As The Running Man stumbled into theaters last week, many wondered how this new version, which was supposedly more faithful to Stephen King’s novella, would handle the book’s bummer ending. The few, the proud, and the bored who made it through Running Man’s two-hour-plus jog through “eat the rich” sloganeering and Monster Energy plugs know that the ending feels tacked on at best. We won’t spoil any of the specifics, but speaking to The Hollywood Reporter, the screenwriter behind 1987’s even looser adaptation, Stephen E. de Souza, says, “Something went wrong between the page and the stage again.”

De Souza, a legend of ’80s action who penned the screenplays for Die Hard, Commando, and 48 Hours, is trying to be nice about the reboot starring Glen Powell, emphasizing that he was “rooting” for the picture.
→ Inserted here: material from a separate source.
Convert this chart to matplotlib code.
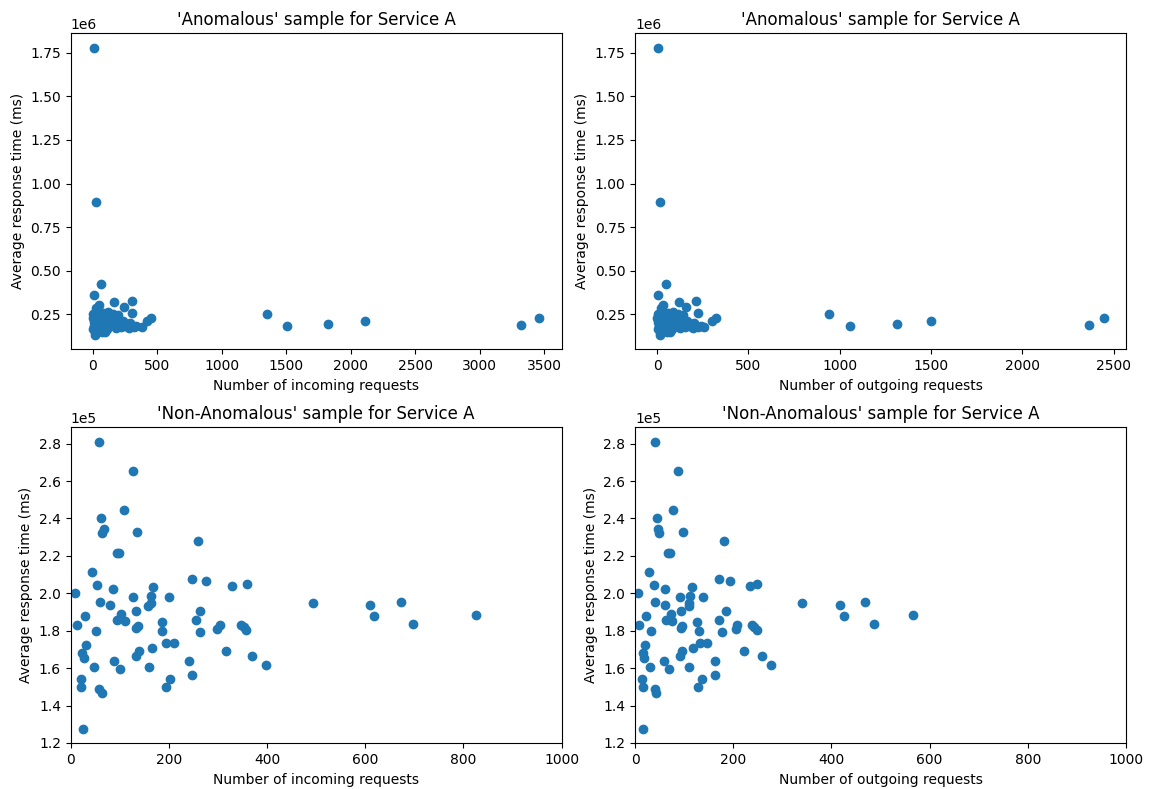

He even felt that “on paper, they got the ending working.” But as it goes in the movie business, something changed between script and screen. “Even the reviews that love it say it stumbles at the end,” de Souza continues. “It seems to me that this time around, something went wrong between the page and the stage again.”

“The book’s ending is a downer, so you need a new ending. I would say that both the ’87 version and this version tweak the ending in pretty much the same way, except that in our version, we had less money, so it’s a little simpler,” he says. “Maybe the third version in 2045 will stick the landing.”

The Running Man has the feel of a film that changed drastically from page to stage, to borrow a phrase from Mr. de Souza. In addition to being director Edgar Wright’s most anonymous work to date, the movie strains especially in its overlong prologue and cut-to-death conclusion. Running Man opened behind Now You 3 Me: Now You Don’t at the box office.